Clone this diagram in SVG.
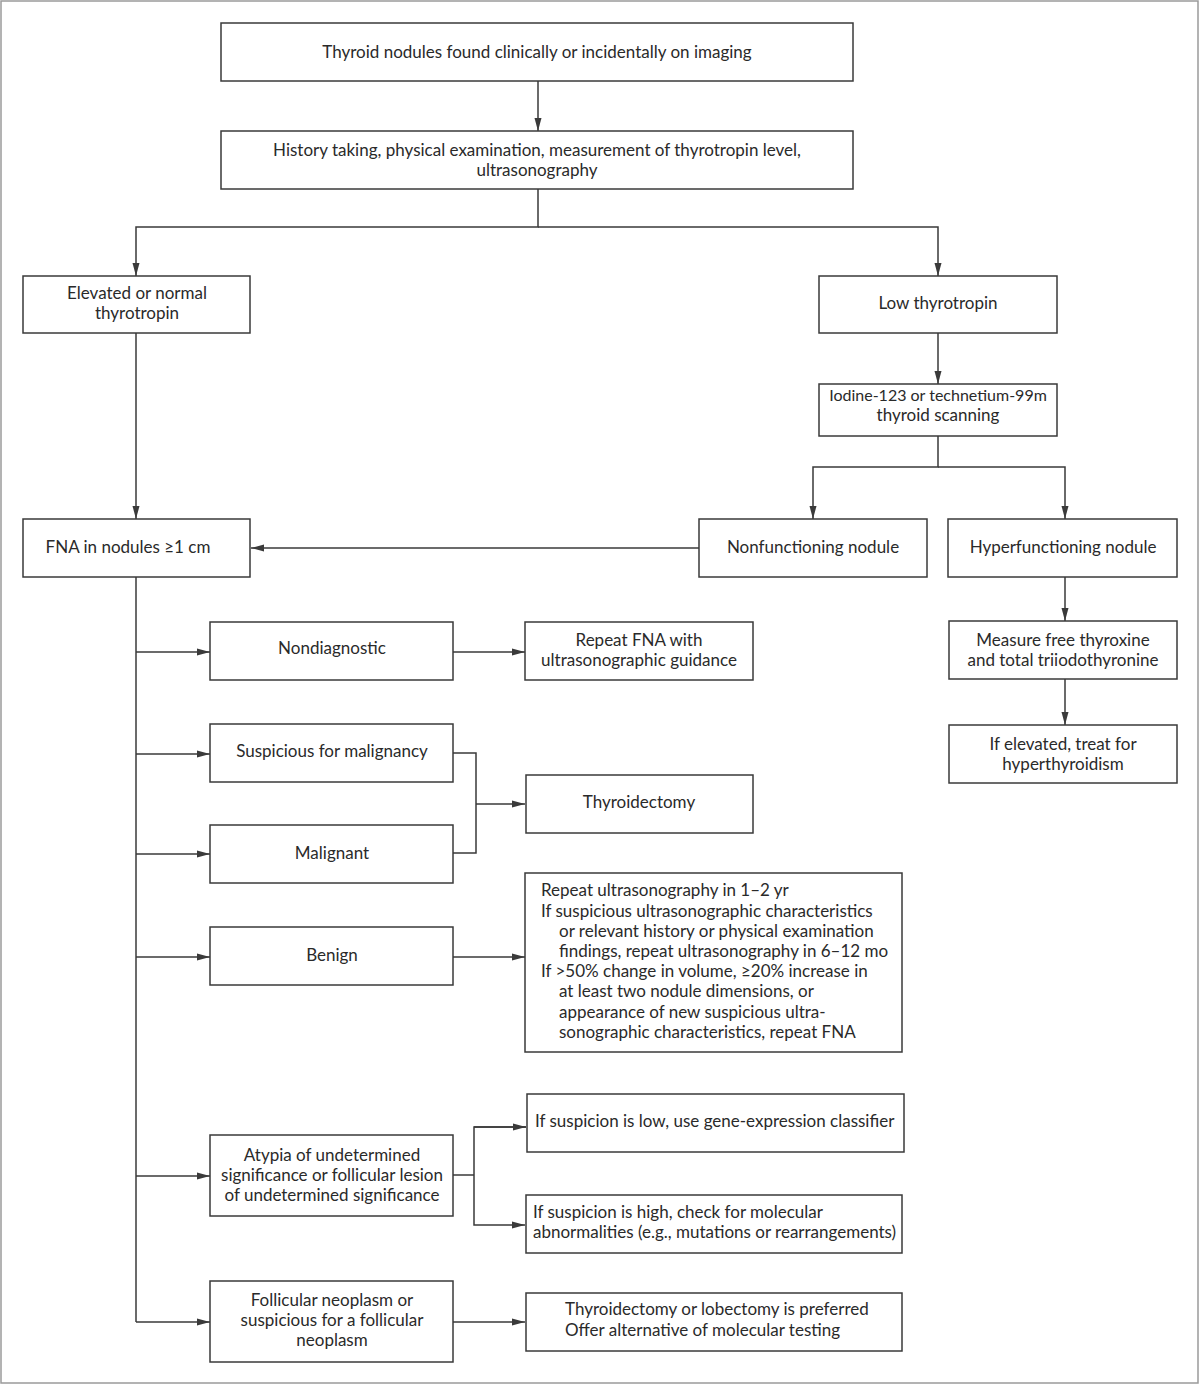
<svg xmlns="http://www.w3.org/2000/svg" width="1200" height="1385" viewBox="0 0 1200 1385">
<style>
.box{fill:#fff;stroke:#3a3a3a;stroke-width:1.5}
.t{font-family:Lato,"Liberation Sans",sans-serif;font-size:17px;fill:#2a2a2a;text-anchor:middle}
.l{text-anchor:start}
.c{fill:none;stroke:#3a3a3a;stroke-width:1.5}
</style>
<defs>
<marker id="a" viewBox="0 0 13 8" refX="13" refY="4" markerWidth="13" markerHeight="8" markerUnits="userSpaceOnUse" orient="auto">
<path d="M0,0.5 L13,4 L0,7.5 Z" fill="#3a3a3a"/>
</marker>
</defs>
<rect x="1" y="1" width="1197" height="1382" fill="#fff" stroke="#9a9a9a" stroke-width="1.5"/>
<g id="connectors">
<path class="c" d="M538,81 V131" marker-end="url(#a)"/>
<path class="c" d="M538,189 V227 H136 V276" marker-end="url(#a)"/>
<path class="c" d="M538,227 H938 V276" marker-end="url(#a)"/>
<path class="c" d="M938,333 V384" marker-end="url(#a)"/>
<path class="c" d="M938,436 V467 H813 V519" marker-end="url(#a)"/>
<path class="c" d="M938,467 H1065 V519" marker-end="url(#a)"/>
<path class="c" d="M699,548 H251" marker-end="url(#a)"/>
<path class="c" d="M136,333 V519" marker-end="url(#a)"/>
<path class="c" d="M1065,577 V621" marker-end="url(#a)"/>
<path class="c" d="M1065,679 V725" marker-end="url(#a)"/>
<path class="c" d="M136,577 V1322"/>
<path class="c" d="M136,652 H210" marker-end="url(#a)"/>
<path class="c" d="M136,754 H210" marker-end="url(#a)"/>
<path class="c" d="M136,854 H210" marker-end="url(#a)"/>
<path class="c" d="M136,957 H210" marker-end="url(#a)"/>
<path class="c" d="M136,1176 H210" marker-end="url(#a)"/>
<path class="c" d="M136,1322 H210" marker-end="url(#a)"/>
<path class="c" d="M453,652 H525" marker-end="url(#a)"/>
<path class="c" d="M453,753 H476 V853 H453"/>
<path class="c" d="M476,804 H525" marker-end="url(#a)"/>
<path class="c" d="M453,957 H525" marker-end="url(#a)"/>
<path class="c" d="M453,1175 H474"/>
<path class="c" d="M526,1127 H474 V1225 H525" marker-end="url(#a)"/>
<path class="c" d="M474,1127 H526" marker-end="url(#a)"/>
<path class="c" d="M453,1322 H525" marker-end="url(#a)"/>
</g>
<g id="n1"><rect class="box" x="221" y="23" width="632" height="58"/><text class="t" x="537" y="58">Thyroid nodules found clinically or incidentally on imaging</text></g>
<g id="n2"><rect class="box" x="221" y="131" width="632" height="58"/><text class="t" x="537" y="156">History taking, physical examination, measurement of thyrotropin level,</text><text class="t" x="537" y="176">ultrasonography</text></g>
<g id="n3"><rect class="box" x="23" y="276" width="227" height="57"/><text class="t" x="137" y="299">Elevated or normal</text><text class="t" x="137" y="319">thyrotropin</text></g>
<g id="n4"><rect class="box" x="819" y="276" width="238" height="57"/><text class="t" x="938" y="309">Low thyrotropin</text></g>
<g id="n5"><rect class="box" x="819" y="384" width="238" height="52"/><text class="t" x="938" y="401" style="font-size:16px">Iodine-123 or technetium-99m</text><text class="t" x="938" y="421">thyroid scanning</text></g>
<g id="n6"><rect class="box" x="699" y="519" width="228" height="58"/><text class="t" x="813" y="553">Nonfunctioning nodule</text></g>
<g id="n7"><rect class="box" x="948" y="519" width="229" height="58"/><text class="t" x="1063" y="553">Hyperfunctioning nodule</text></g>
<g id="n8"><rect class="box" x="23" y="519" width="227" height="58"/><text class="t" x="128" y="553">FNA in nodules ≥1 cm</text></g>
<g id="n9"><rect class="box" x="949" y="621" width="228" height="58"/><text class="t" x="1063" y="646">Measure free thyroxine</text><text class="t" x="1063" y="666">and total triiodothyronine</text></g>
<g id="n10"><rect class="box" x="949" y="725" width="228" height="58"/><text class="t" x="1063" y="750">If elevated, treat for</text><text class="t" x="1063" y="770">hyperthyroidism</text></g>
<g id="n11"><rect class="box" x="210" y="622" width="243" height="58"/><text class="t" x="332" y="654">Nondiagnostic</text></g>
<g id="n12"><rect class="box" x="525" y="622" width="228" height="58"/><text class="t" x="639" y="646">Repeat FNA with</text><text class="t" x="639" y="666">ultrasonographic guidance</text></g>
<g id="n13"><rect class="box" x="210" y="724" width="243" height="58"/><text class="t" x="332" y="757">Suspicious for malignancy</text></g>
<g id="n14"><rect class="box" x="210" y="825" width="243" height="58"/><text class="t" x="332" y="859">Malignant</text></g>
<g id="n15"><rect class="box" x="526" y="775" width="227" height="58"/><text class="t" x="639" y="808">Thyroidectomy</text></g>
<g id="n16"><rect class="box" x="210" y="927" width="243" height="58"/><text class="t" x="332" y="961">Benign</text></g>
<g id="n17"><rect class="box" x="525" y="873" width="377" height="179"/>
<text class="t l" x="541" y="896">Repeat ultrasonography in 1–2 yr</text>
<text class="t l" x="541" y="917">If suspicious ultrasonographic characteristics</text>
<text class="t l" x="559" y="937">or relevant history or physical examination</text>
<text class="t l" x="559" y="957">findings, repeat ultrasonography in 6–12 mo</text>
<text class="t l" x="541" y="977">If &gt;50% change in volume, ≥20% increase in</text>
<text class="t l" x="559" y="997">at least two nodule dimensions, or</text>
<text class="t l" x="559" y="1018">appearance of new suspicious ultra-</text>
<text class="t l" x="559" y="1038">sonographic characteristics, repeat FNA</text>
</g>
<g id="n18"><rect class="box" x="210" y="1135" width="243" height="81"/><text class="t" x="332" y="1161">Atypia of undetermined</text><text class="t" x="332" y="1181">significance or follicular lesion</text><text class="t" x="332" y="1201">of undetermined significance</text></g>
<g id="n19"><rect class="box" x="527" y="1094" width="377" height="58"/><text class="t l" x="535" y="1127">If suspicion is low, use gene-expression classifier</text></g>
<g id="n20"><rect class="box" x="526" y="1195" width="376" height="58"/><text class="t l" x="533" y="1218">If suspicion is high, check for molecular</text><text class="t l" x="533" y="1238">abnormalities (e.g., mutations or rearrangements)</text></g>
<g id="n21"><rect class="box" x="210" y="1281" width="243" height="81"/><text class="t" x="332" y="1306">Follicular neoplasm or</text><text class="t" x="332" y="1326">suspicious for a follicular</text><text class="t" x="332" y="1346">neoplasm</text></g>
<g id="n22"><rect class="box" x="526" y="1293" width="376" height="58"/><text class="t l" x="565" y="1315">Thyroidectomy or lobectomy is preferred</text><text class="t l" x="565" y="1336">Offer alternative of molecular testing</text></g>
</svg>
════
» EXERCISE DIRECTIONS: Reproduce each line exactly, please, except for any pictures.

» RESPONSE:
Clone this diagram in SVG.
<svg xmlns="http://www.w3.org/2000/svg" width="1200" height="1385" viewBox="0 0 1200 1385">
<style>
.box{fill:#fff;stroke:#3a3a3a;stroke-width:1.5}
.t{font-family:Lato,"Liberation Sans",sans-serif;font-size:17px;fill:#2a2a2a;text-anchor:middle}
.l{text-anchor:start}
.c{fill:none;stroke:#3a3a3a;stroke-width:1.5}
</style>
<defs>
<marker id="a" viewBox="0 0 13 8" refX="13" refY="4" markerWidth="13" markerHeight="8" markerUnits="userSpaceOnUse" orient="auto">
<path d="M0,0.5 L13,4 L0,7.5 Z" fill="#3a3a3a"/>
</marker>
</defs>
<rect x="1" y="1" width="1197" height="1382" fill="#fff" stroke="#9a9a9a" stroke-width="1.5"/>
<g id="connectors">
<path class="c" d="M538,81 V131" marker-end="url(#a)"/>
<path class="c" d="M538,189 V227 H136 V276" marker-end="url(#a)"/>
<path class="c" d="M538,227 H938 V276" marker-end="url(#a)"/>
<path class="c" d="M938,333 V384" marker-end="url(#a)"/>
<path class="c" d="M938,436 V467 H813 V519" marker-end="url(#a)"/>
<path class="c" d="M938,467 H1065 V519" marker-end="url(#a)"/>
<path class="c" d="M699,548 H251" marker-end="url(#a)"/>
<path class="c" d="M136,333 V519" marker-end="url(#a)"/>
<path class="c" d="M1065,577 V621" marker-end="url(#a)"/>
<path class="c" d="M1065,679 V725" marker-end="url(#a)"/>
<path class="c" d="M136,577 V1322"/>
<path class="c" d="M136,652 H210" marker-end="url(#a)"/>
<path class="c" d="M136,754 H210" marker-end="url(#a)"/>
<path class="c" d="M136,854 H210" marker-end="url(#a)"/>
<path class="c" d="M136,957 H210" marker-end="url(#a)"/>
<path class="c" d="M136,1176 H210" marker-end="url(#a)"/>
<path class="c" d="M136,1322 H210" marker-end="url(#a)"/>
<path class="c" d="M453,652 H525" marker-end="url(#a)"/>
<path class="c" d="M453,753 H476 V853 H453"/>
<path class="c" d="M476,804 H525" marker-end="url(#a)"/>
<path class="c" d="M453,957 H525" marker-end="url(#a)"/>
<path class="c" d="M453,1175 H474"/>
<path class="c" d="M526,1127 H474 V1225 H525" marker-end="url(#a)"/>
<path class="c" d="M474,1127 H526" marker-end="url(#a)"/>
<path class="c" d="M453,1322 H525" marker-end="url(#a)"/>
</g>
<g id="n1"><rect class="box" x="221" y="23" width="632" height="58"/><text class="t" x="537" y="58">Thyroid nodules found clinically or incidentally on imaging</text></g>
<g id="n2"><rect class="box" x="221" y="131" width="632" height="58"/><text class="t" x="537" y="156">History taking, physical examination, measurement of thyrotropin level,</text><text class="t" x="537" y="176">ultrasonography</text></g>
<g id="n3"><rect class="box" x="23" y="276" width="227" height="57"/><text class="t" x="137" y="299">Elevated or normal</text><text class="t" x="137" y="319">thyrotropin</text></g>
<g id="n4"><rect class="box" x="819" y="276" width="238" height="57"/><text class="t" x="938" y="309">Low thyrotropin</text></g>
<g id="n5"><rect class="box" x="819" y="384" width="238" height="52"/><text class="t" x="938" y="401" style="font-size:16px">Iodine-123 or technetium-99m</text><text class="t" x="938" y="421">thyroid scanning</text></g>
<g id="n6"><rect class="box" x="699" y="519" width="228" height="58"/><text class="t" x="813" y="553">Nonfunctioning nodule</text></g>
<g id="n7"><rect class="box" x="948" y="519" width="229" height="58"/><text class="t" x="1063" y="553">Hyperfunctioning nodule</text></g>
<g id="n8"><rect class="box" x="23" y="519" width="227" height="58"/><text class="t" x="128" y="553">FNA in nodules ≥1 cm</text></g>
<g id="n9"><rect class="box" x="949" y="621" width="228" height="58"/><text class="t" x="1063" y="646">Measure free thyroxine</text><text class="t" x="1063" y="666">and total triiodothyronine</text></g>
<g id="n10"><rect class="box" x="949" y="725" width="228" height="58"/><text class="t" x="1063" y="750">If elevated, treat for</text><text class="t" x="1063" y="770">hyperthyroidism</text></g>
<g id="n11"><rect class="box" x="210" y="622" width="243" height="58"/><text class="t" x="332" y="654">Nondiagnostic</text></g>
<g id="n12"><rect class="box" x="525" y="622" width="228" height="58"/><text class="t" x="639" y="646">Repeat FNA with</text><text class="t" x="639" y="666">ultrasonographic guidance</text></g>
<g id="n13"><rect class="box" x="210" y="724" width="243" height="58"/><text class="t" x="332" y="757">Suspicious for malignancy</text></g>
<g id="n14"><rect class="box" x="210" y="825" width="243" height="58"/><text class="t" x="332" y="859">Malignant</text></g>
<g id="n15"><rect class="box" x="526" y="775" width="227" height="58"/><text class="t" x="639" y="808">Thyroidectomy</text></g>
<g id="n16"><rect class="box" x="210" y="927" width="243" height="58"/><text class="t" x="332" y="961">Benign</text></g>
<g id="n17"><rect class="box" x="525" y="873" width="377" height="179"/>
<text class="t l" x="541" y="896">Repeat ultrasonography in 1–2 yr</text>
<text class="t l" x="541" y="917">If suspicious ultrasonographic characteristics</text>
<text class="t l" x="559" y="937">or relevant history or physical examination</text>
<text class="t l" x="559" y="957">findings, repeat ultrasonography in 6–12 mo</text>
<text class="t l" x="541" y="977">If &gt;50% change in volume, ≥20% increase in</text>
<text class="t l" x="559" y="997">at least two nodule dimensions, or</text>
<text class="t l" x="559" y="1018">appearance of new suspicious ultra-</text>
<text class="t l" x="559" y="1038">sonographic characteristics, repeat FNA</text>
</g>
<g id="n18"><rect class="box" x="210" y="1135" width="243" height="81"/><text class="t" x="332" y="1161">Atypia of undetermined</text><text class="t" x="332" y="1181">significance or follicular lesion</text><text class="t" x="332" y="1201">of undetermined significance</text></g>
<g id="n19"><rect class="box" x="527" y="1094" width="377" height="58"/><text class="t l" x="535" y="1127">If suspicion is low, use gene-expression classifier</text></g>
<g id="n20"><rect class="box" x="526" y="1195" width="376" height="58"/><text class="t l" x="533" y="1218">If suspicion is high, check for molecular</text><text class="t l" x="533" y="1238">abnormalities (e.g., mutations or rearrangements)</text></g>
<g id="n21"><rect class="box" x="210" y="1281" width="243" height="81"/><text class="t" x="332" y="1306">Follicular neoplasm or</text><text class="t" x="332" y="1326">suspicious for a follicular</text><text class="t" x="332" y="1346">neoplasm</text></g>
<g id="n22"><rect class="box" x="526" y="1293" width="376" height="58"/><text class="t l" x="565" y="1315">Thyroidectomy or lobectomy is preferred</text><text class="t l" x="565" y="1336">Offer alternative of molecular testing</text></g>
</svg>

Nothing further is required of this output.